__DATA LINES__

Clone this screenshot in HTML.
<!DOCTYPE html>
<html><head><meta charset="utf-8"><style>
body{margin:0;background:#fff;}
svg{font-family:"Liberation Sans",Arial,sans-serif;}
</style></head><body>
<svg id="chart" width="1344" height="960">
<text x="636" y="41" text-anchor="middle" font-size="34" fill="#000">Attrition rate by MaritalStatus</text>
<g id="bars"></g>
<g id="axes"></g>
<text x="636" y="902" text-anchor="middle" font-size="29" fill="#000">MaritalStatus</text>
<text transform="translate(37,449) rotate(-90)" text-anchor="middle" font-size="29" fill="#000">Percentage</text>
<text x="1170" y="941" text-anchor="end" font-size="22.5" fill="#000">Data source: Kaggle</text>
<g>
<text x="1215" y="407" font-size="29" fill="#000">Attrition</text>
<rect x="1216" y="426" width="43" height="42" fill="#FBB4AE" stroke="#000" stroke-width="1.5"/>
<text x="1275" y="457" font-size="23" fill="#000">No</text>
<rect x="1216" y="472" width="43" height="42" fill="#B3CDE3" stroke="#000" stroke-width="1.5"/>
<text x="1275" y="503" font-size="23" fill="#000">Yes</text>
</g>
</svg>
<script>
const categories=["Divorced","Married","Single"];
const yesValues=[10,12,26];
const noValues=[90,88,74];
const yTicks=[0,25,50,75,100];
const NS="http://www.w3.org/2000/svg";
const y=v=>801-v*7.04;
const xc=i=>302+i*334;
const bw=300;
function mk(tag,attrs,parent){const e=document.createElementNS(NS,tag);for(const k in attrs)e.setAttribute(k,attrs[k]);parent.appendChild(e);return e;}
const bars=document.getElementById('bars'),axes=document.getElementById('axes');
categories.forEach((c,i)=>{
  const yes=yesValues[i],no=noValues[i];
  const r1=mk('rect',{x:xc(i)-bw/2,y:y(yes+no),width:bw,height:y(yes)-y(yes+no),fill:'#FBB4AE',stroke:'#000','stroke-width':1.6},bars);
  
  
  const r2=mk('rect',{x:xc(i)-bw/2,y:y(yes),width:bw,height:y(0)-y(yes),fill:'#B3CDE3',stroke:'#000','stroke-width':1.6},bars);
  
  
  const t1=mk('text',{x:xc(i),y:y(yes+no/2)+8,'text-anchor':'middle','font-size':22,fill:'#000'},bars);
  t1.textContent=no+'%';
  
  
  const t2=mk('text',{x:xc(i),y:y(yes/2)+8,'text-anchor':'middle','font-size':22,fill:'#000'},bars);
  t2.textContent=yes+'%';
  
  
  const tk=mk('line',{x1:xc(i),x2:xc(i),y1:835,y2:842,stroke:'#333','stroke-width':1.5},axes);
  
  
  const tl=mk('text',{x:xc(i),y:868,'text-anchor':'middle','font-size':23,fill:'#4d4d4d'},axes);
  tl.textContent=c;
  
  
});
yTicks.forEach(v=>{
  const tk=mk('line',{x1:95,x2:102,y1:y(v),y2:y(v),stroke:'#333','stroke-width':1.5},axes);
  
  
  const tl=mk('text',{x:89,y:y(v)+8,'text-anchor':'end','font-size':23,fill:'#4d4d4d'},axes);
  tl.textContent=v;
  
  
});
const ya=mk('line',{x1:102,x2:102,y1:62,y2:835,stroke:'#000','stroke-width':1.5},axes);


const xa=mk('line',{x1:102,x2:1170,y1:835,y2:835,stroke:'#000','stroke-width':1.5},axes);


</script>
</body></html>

__BRIEF__
Write the data from above out again, exactly.

__EXERCISE RESULT__
Clone this screenshot in HTML.
<!DOCTYPE html>
<html><head><meta charset="utf-8"><style>
body{margin:0;background:#fff;}
svg{font-family:"Liberation Sans",Arial,sans-serif;}
</style></head><body>
<svg id="chart" width="1344" height="960">
<text x="636" y="41" text-anchor="middle" font-size="34" fill="#000">Attrition rate by MaritalStatus</text>
<g id="bars"></g>
<g id="axes"></g>
<text x="636" y="902" text-anchor="middle" font-size="29" fill="#000">MaritalStatus</text>
<text transform="translate(37,449) rotate(-90)" text-anchor="middle" font-size="29" fill="#000">Percentage</text>
<text x="1170" y="941" text-anchor="end" font-size="22.5" fill="#000">Data source: Kaggle</text>
<g>
<text x="1215" y="407" font-size="29" fill="#000">Attrition</text>
<rect x="1216" y="426" width="43" height="42" fill="#FBB4AE" stroke="#000" stroke-width="1.5"/>
<text x="1275" y="457" font-size="23" fill="#000">No</text>
<rect x="1216" y="472" width="43" height="42" fill="#B3CDE3" stroke="#000" stroke-width="1.5"/>
<text x="1275" y="503" font-size="23" fill="#000">Yes</text>
</g>
</svg>
<script>
const categories=["Divorced","Married","Single"];
const yesValues=[10,12,26];
const noValues=[90,88,74];
const yTicks=[0,25,50,75,100];
const NS="http://www.w3.org/2000/svg";
const y=v=>801-v*7.04;
const xc=i=>302+i*334;
const bw=300;
function mk(tag,attrs,parent){const e=document.createElementNS(NS,tag);for(const k in attrs)e.setAttribute(k,attrs[k]);parent.appendChild(e);return e;}
const bars=document.getElementById('bars'),axes=document.getElementById('axes');
categories.forEach((c,i)=>{
  const yes=yesValues[i],no=noValues[i];
  const r1=mk('rect',{x:xc(i)-bw/2,y:y(yes+no),width:bw,height:y(yes)-y(yes+no),fill:'#FBB4AE',stroke:'#000','stroke-width':1.6},bars);
  
  
  const r2=mk('rect',{x:xc(i)-bw/2,y:y(yes),width:bw,height:y(0)-y(yes),fill:'#B3CDE3',stroke:'#000','stroke-width':1.6},bars);
  
  
  const t1=mk('text',{x:xc(i),y:y(yes+no/2)+8,'text-anchor':'middle','font-size':22,fill:'#000'},bars);
  t1.textContent=no+'%';
  
  
  const t2=mk('text',{x:xc(i),y:y(yes/2)+8,'text-anchor':'middle','font-size':22,fill:'#000'},bars);
  t2.textContent=yes+'%';
  
  
  const tk=mk('line',{x1:xc(i),x2:xc(i),y1:835,y2:842,stroke:'#333','stroke-width':1.5},axes);
  
  
  const tl=mk('text',{x:xc(i),y:868,'text-anchor':'middle','font-size':23,fill:'#4d4d4d'},axes);
  tl.textContent=c;
  
  
});
yTicks.forEach(v=>{
  const tk=mk('line',{x1:95,x2:102,y1:y(v),y2:y(v),stroke:'#333','stroke-width':1.5},axes);
  
  
  const tl=mk('text',{x:89,y:y(v)+8,'text-anchor':'end','font-size':23,fill:'#4d4d4d'},axes);
  tl.textContent=v;
  
  
});
const ya=mk('line',{x1:102,x2:102,y1:62,y2:835,stroke:'#000','stroke-width':1.5},axes);


const xa=mk('line',{x1:102,x2:1170,y1:835,y2:835,stroke:'#000','stroke-width':1.5},axes);


</script>
</body></html>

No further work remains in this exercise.